◆ What is needed ◆
Omit the pictures and print exactly the lines of the listing below, starting at the first and ending at the line containing "(traffic) at (277,370)".

------------------------------------

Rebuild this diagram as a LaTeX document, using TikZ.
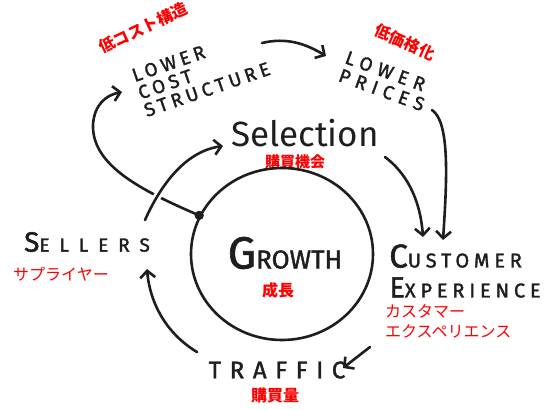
\documentclass[tikz,border=0pt]{standalone}
\usepackage{fontspec}
\usetikzlibrary{arrows.meta,shapes.geometric}
\setmainfont{Fira Sans}
\newfontfamily\hand{Fira Sans}[FakeBold=1.6]
\newfontfamily\handg{Fira Sans}[FakeBold=1.5]
\newfontfamily\handl{Fira Sans}
\newfontfamily\jp{Noto Sans CJK JP}
\definecolor{ink}{HTML}{1E1E1E}
\newcommand\hw[3]{\hand\fontsize{#1}{#2}\selectfont\addfontfeature{LetterSpace=#3}}
\newcommand\firstcap[2]{{\fontsize{#1}{#1}\selectfont #2}}
\begin{document}
\begin{tikzpicture}[x=1pt,y=-1pt,
  txt/.style={text=ink, inner sep=0pt},
  jpb/.style={text=red, inner sep=0pt, font=\jp\bfseries\fontsize{16}{19}\selectfont},
  jpr/.style={text=red, inner sep=0pt, font=\jp\fontsize{16}{20}\selectfont},
  stroke/.style={draw=ink, line width=2.6pt, line cap=round, line join=round},
  arr/.style={stroke, -{Straight Barb[length=7pt,width=15pt]}}]
\useasboundingbox (0,0) rectangle (550,410);
\fill[white] (0,0) rectangle (550,410);

% text nodes
\node[txt, rotate=19, align=left, font=\hw{19}{18.5}{22}] (lcs) at (201,72) {LOWER\\COST\\STRUCTURE};
\node[txt, rotate=-20, align=left, font=\hw{19}{19}{32}] (lp) at (385,81) {LOWER\\PRICES};
\node[txt, font=\handl\fontsize{35}{35}\selectfont] (sel) at (305,133) {Selection};
\node[txt, font=\hw{19}{19}{52}] (sellers) at (87,242) {\firstcap{28}{S}ELLERS};
\node[txt, font=\handg\fontsize{26}{26}\selectfont] (growth) at (285,253) {\firstcap{45}{G}ROWTH};
\node[txt, align=left, font=\hw{20}{30}{24}] (ce) at (465,271) {\firstcap{33}{C}USTOMER\\\firstcap{29}{E}XPERIENCE};
\node[txt, font=\hw{24}{24}{36}] (traffic) at (277,370) {TRAFFIC};

% red labels
\node[jpb, rotate=25] (jlcs) at (143,28) {低コスト構造};
\node[jpb, rotate=-24] (jlp) at (405,42) {低価格化};
\node[jpb, font=\jp\bfseries\fontsize{15}{18}\selectfont] (jsel) at (295,162) {購買機会};
\node[jpr] (jsellers) at (61,274) {サプライヤー};
\node[jpb] (jgrowth) at (278,290) {成長};
\node[jpr, align=left, anchor=north west] (jce) at (385,304) {カスタマー\\エクスペリエンス};
\node[jpb] (jtraffic) at (275,395) {購買量};

% flywheel
\node[stroke, ellipse, minimum width=182pt, minimum height=172pt, inner sep=0pt] (wheel) at (282,254) {};
\node[circle, fill=ink, inner sep=0pt, minimum size=9pt] (hub) at (wheel.155) {};

% connectors
\draw[arr] ([shift={(61,-29)}]lcs.center) .. controls +(25,-6) and +(-20,-12) .. ([shift={(-59,-25)}]lp.center);
\draw[arr] ([shift={(47,29)}]lp.center) .. controls +(18,12) and +(4,-60) .. ([shift={(-22,-31)}]ce.center);
\draw[arr] ([shift={(80,24)}]sel.center) .. controls +(20,15) and +(-3,-40) .. ([shift={(-42,-34)}]ce.center);
\draw[arr] ([shift={(-95,76)}]ce.center) -- ([shift={(66,-2)}]traffic.center);
\draw[arr] ([shift={(-80,-18)}]traffic.center) .. controls +(-30,-18) and +(3,35) .. ([shift={(60,27)}]sellers.center);
\draw[arr] (hub.center) .. controls (140,190) and (92,165) .. (93,125) .. controls (94,105) and (106,95) .. ([shift={(-79,20)}]lcs.center);
\draw[draw=white, line width=8pt] ([shift={(58,-22)}]sellers.center) .. controls +(18,-40) and +(-35,5) .. ([shift={(-82,13)}]sel.center);
\draw[arr] ([shift={(58,-22)}]sellers.center) .. controls +(18,-40) and +(-35,5) .. ([shift={(-82,13)}]sel.center);
\node[circle, fill=ink, inner sep=0pt, minimum size=9pt] at (hub) {};
\end{tikzpicture}
\end{document}
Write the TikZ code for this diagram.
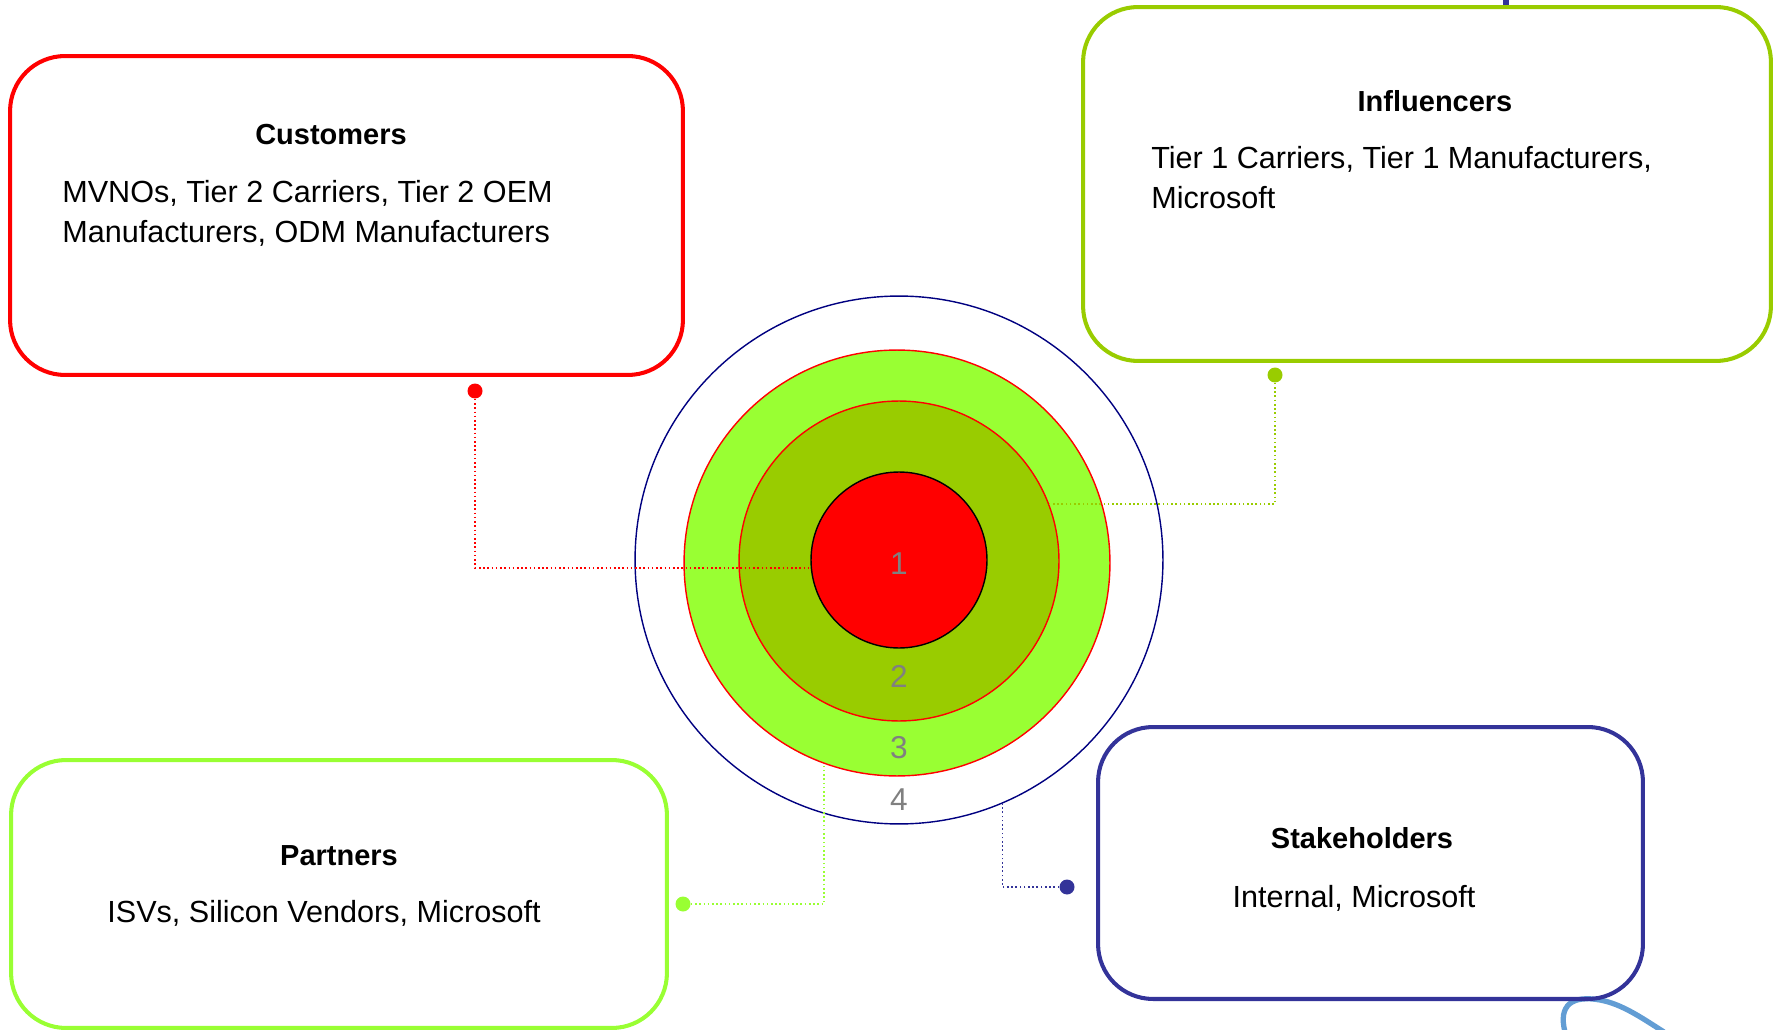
\documentclass[tikz,border=0pt]{standalone}
\usepackage{fontspec}
\setmainfont{Liberation Sans}
\usepackage{tikz}
\definecolor{cred}{RGB}{255,0,0}
\definecolor{colive}{RGB}{153,204,0}
\definecolor{clime}{RGB}{153,255,51}
\definecolor{cblue}{RGB}{51,51,153}
\definecolor{cnavy}{RGB}{0,0,128}
\definecolor{cswirl}{RGB}{70,140,205}
\begin{document}
\begin{tikzpicture}[x=0.02cm, y=-0.02cm,
	groupbox/.style={rectangle, rounded corners=1.1cm, line width=2.3pt, inner sep=0pt},
	ring/.style={circle, inner sep=0pt, line width=0.8pt},
	boxtitle/.style={font=\fontsize{16.5}{19}\selectfont\bfseries, inner sep=0pt},
	boxtext/.style={font=\fontsize{17.4}{22.8}\selectfont, inner sep=0pt, align=left},
	ringnum/.style={font=\fontsize{18}{20}\selectfont, text=gray, inner sep=0pt},
	dotmark/.style={circle, inner sep=0pt, minimum size=0.3cm},
	linkline/.style={line width=0.9pt, dash pattern=on 0.9pt off 1.5pt}]
			\useasboundingbox (0,0) rectangle (1778,1030);
			\fill[cblue] (1503,0) rectangle (1509,5);
			\draw[cswirl, line width=3pt, opacity=0.85] (1565,1032) .. controls (1558,1005) and (1572,995) .. (1600,1000) .. controls (1622,1004) and (1642,1018) .. (1664,1032);
			
			\node[groupbox, draw=cred, minimum width=13.46cm, minimum height=6.38cm] (cust) at (346.5,215.5){};
			\node[groupbox, draw=colive, minimum width=13.76cm, minimum height=7.08cm] (infl) at (1427,184){};
			\node[groupbox, draw=clime, minimum width=13.12cm, minimum height=5.36cm] (part) at (339,894){};
			\node[groupbox, draw=cblue, minimum width=10.9cm, minimum height=5.44cm] (stake) at (1370.5,863){};
			
			\node[boxtitle, anchor=base] (custtitle) at (331,145){Customers};
			\node[boxtext, anchor=west] (custtext) at (62,213){MVNOs, Tier 2 Carriers, Tier 2 OEM\\Manufacturers, ODM Manufacturers};
			\node[boxtitle, anchor=base] (infltitle) at (1435,112){Influencers};
			\node[boxtext, anchor=west] (infltext) at (1151,178){Tier 1 Carriers, Tier 1 Manufacturers,\\Microsoft};
			\node[boxtitle, anchor=base] (parttitle) at (339,865){Partners};
			\node[boxtext, anchor=base] (parttext) at (324,922){ISVs, Silicon Vendors, Microsoft};
			\node[boxtitle, anchor=base] (staketitle) at (1362,848){Stakeholders};
			\node[boxtext, anchor=base] (staketext) at (1354,907){Internal, Microsoft};
			
			\node[ring, draw=cnavy, minimum size=10.56cm] (outer) at (899,560){};
			\node[ring, draw=cred, fill=clime, minimum size=8.52cm] (ring3) at (897,563){};
			\node[ring, draw=cred, fill=colive, minimum size=6.4cm] (ring2) at (899,561){};
			\node[ring, draw=black, fill=cred, minimum size=3.52cm] (core) at (899,560){};
			
			\node[dotmark, fill=cred] (cdot) at (475,391){};
			\node[dotmark, fill=colive] (idot) at (1275,375){};
			\node[dotmark, fill=clime] (pdot) at (683,904){};
			\node[dotmark, fill=cblue] (sdot) at (1067,887){};
			\coordinate (iend) at (987,504);
			
			\draw[linkline, draw=cred] (cdot) |- (core.185);
			\draw[linkline, draw=colive] (idot) |- (iend);
			\draw[linkline, draw=clime] (pdot) -| (ring3.250);
			\draw[linkline, draw=cblue] (sdot) -| (outer.293);
			
			\node[ringnum] (n1) at (899,564){1};
			\node[ringnum] (n2) at (899,676){2};
			\node[ringnum] (n3) at (899,748){3};
			\node[ringnum] (n4) at (899,800){4};
\end{tikzpicture}
\end{document}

------------------------------------

◆ The result ◆
Rebuild this diagram as a LaTeX document, using TikZ.
\documentclass[tikz,border=0pt]{standalone}
\usepackage{fontspec}
\usetikzlibrary{arrows.meta,shapes.geometric}
\setmainfont{Fira Sans}
\newfontfamily\hand{Fira Sans}[FakeBold=1.6]
\newfontfamily\handg{Fira Sans}[FakeBold=1.5]
\newfontfamily\handl{Fira Sans}
\newfontfamily\jp{Noto Sans CJK JP}
\definecolor{ink}{HTML}{1E1E1E}
\newcommand\hw[3]{\hand\fontsize{#1}{#2}\selectfont\addfontfeature{LetterSpace=#3}}
\newcommand\firstcap[2]{{\fontsize{#1}{#1}\selectfont #2}}
\begin{document}
\begin{tikzpicture}[x=1pt,y=-1pt,
  txt/.style={text=ink, inner sep=0pt},
  jpb/.style={text=red, inner sep=0pt, font=\jp\bfseries\fontsize{16}{19}\selectfont},
  jpr/.style={text=red, inner sep=0pt, font=\jp\fontsize{16}{20}\selectfont},
  stroke/.style={draw=ink, line width=2.6pt, line cap=round, line join=round},
  arr/.style={stroke, -{Straight Barb[length=7pt,width=15pt]}}]
\useasboundingbox (0,0) rectangle (550,410);
\fill[white] (0,0) rectangle (550,410);

% text nodes
\node[txt, rotate=19, align=left, font=\hw{19}{18.5}{22}] (lcs) at (201,72) {LOWER\\COST\\STRUCTURE};
\node[txt, rotate=-20, align=left, font=\hw{19}{19}{32}] (lp) at (385,81) {LOWER\\PRICES};
\node[txt, font=\handl\fontsize{35}{35}\selectfont] (sel) at (305,133) {Selection};
\node[txt, font=\hw{19}{19}{52}] (sellers) at (87,242) {\firstcap{28}{S}ELLERS};
\node[txt, font=\handg\fontsize{26}{26}\selectfont] (growth) at (285,253) {\firstcap{45}{G}ROWTH};
\node[txt, align=left, font=\hw{20}{30}{24}] (ce) at (465,271) {\firstcap{33}{C}USTOMER\\\firstcap{29}{E}XPERIENCE};
\node[txt, font=\hw{24}{24}{36}] (traffic) at (277,370) {TRAFFIC};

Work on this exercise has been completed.